Given instruction => Examine the records and identify each line that includes the string "this". Copy those lines.

Material supplied =>
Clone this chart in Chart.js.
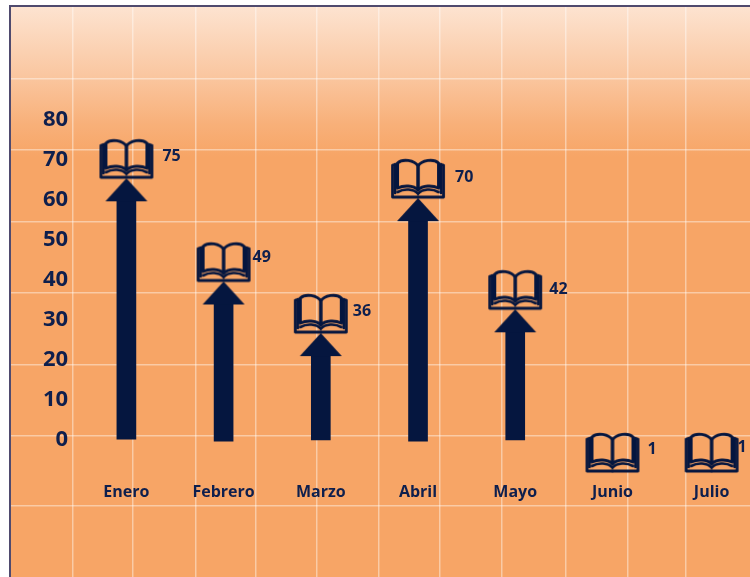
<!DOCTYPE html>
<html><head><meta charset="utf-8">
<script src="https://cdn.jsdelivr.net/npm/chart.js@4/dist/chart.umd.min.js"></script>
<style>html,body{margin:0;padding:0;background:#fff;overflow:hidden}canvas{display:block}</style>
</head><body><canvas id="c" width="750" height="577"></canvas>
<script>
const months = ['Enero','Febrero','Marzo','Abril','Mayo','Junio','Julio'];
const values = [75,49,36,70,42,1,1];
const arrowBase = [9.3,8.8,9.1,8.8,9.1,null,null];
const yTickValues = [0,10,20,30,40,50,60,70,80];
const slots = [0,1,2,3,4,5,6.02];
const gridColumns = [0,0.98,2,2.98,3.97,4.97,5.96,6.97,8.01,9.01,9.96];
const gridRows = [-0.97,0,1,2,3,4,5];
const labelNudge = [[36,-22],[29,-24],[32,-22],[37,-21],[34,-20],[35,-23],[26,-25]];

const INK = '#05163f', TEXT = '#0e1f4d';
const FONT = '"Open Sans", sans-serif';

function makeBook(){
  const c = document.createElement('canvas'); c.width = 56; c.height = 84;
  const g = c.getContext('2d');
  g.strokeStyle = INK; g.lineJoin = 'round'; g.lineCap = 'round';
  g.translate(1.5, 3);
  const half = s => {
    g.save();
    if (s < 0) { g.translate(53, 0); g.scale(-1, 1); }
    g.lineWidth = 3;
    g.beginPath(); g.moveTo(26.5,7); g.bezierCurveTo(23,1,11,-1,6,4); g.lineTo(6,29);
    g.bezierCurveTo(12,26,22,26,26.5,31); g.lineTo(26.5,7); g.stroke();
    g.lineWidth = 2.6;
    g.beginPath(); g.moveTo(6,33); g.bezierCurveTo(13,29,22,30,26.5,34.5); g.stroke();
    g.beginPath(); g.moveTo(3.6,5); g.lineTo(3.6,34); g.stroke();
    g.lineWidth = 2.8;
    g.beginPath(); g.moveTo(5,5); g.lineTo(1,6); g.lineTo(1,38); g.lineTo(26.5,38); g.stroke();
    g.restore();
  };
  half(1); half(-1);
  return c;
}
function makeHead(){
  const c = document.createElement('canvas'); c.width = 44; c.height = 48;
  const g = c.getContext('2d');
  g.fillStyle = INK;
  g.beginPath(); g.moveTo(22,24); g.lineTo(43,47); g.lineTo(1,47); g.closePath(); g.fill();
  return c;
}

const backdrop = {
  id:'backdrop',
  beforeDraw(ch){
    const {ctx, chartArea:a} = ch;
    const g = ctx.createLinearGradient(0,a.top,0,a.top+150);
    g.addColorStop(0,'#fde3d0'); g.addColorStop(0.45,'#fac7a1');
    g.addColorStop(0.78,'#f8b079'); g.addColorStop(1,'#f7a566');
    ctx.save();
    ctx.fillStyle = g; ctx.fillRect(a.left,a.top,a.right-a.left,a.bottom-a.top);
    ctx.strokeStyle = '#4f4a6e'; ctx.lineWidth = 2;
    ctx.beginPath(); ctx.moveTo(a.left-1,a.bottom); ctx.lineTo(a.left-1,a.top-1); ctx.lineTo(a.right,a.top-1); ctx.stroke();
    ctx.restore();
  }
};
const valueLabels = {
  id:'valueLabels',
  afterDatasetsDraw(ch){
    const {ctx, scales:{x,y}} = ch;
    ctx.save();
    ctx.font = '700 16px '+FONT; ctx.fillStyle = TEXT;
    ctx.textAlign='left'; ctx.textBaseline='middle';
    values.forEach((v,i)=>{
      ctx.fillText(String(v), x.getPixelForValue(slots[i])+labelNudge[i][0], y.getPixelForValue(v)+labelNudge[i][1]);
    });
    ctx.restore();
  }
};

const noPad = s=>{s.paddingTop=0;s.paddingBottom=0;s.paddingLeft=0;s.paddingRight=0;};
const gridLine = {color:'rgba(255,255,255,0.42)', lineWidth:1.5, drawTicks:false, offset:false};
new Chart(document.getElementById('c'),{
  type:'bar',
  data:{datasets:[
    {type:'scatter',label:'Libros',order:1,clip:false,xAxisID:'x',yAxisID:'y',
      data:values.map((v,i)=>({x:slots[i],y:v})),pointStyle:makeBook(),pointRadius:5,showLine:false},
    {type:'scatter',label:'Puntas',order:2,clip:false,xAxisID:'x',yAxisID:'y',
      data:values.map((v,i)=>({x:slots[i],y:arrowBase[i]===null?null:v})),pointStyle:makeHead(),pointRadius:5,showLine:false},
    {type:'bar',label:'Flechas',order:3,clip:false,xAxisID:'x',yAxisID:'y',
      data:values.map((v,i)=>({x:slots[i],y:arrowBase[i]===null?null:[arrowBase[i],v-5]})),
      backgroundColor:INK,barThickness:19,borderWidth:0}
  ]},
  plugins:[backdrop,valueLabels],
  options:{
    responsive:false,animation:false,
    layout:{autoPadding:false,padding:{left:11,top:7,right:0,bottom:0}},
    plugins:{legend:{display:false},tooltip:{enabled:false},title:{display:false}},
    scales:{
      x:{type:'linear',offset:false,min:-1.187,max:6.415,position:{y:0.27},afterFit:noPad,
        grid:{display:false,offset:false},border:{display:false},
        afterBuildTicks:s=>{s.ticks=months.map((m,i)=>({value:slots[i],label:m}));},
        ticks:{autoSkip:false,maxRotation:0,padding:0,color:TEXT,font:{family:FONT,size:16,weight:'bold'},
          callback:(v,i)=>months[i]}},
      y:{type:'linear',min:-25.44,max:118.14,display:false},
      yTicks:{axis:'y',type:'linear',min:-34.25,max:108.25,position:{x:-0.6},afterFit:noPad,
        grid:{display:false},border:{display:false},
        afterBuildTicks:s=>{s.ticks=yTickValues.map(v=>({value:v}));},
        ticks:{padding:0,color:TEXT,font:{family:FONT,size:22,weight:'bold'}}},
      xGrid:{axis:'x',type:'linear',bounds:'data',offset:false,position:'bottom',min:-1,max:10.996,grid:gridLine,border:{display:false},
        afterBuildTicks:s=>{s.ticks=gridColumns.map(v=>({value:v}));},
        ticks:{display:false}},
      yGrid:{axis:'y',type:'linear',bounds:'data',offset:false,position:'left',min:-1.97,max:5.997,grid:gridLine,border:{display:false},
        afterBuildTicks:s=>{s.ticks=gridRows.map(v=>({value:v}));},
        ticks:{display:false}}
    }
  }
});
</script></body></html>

* * *

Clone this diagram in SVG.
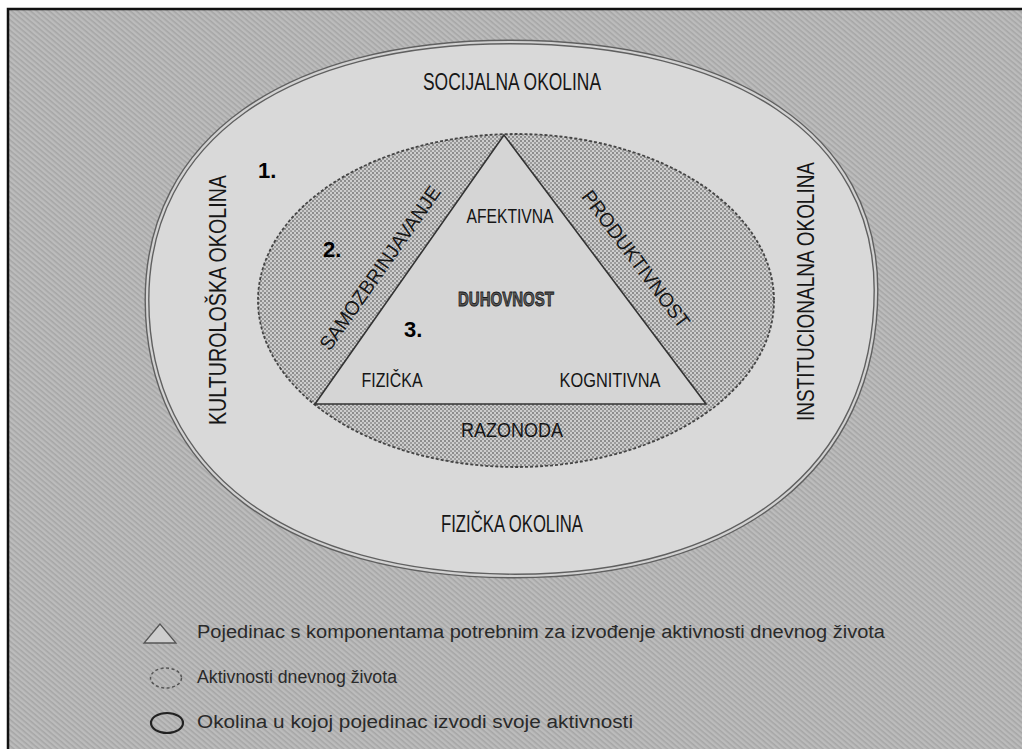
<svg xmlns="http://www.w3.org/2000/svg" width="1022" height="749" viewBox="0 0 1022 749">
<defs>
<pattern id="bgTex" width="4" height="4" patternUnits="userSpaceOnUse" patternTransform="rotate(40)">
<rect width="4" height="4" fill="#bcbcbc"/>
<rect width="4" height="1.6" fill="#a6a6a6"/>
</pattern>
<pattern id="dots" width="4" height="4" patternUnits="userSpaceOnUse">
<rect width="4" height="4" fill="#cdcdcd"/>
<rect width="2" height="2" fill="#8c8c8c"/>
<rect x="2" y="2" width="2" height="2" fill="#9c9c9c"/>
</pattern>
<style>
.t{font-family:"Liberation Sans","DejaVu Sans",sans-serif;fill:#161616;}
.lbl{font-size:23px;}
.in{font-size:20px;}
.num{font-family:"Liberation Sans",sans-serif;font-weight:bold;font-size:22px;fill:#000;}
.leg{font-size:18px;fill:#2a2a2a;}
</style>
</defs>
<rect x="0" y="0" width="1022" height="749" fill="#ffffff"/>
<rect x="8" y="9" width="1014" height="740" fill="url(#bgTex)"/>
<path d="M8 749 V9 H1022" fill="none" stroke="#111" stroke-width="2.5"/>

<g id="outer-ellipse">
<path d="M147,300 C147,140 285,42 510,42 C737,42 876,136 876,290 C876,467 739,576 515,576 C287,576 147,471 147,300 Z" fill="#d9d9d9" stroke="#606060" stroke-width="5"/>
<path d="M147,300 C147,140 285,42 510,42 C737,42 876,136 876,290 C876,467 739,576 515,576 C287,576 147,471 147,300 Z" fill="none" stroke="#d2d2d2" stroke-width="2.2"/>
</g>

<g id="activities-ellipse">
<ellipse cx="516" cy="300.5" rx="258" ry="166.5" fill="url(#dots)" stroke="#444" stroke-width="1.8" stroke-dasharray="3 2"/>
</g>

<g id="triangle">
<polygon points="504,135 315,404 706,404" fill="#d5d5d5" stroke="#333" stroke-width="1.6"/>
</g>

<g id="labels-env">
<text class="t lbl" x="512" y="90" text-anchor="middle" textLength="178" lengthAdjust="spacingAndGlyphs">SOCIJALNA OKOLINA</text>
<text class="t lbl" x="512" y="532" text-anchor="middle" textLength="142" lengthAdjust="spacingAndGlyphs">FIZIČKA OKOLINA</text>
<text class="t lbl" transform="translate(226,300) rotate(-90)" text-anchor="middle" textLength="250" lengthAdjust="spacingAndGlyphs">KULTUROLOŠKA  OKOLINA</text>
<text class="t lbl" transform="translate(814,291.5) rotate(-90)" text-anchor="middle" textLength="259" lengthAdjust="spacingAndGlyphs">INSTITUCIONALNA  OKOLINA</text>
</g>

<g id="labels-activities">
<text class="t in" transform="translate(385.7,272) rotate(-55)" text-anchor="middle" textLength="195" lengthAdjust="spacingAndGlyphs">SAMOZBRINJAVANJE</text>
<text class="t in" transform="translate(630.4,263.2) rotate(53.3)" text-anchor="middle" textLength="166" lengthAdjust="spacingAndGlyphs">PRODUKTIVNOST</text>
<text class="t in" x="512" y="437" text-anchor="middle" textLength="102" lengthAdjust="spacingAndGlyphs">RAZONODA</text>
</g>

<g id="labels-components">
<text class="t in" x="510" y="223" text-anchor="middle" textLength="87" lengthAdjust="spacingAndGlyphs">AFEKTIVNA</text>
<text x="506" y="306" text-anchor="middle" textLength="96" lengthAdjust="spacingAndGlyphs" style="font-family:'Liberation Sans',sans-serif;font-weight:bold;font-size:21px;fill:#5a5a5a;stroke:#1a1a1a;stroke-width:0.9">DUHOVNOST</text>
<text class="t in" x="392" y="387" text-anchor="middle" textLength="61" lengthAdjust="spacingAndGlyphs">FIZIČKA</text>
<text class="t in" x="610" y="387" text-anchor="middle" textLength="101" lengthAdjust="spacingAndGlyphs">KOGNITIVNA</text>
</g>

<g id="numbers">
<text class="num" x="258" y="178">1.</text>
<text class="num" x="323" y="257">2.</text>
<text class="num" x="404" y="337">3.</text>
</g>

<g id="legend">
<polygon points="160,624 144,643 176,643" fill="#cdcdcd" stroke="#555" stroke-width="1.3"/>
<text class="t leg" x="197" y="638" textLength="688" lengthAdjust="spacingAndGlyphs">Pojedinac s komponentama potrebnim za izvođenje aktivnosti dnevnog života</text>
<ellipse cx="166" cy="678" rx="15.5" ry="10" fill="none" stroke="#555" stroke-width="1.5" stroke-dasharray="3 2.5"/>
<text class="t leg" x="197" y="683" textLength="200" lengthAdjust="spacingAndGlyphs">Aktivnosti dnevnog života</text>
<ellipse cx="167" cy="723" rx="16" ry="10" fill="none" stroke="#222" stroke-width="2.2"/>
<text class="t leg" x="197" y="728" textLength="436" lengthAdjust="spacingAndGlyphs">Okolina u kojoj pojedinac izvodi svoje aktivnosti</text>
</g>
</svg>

Full answer =>
Clone this chart in Chart.js.
Clone this diagram in SVG.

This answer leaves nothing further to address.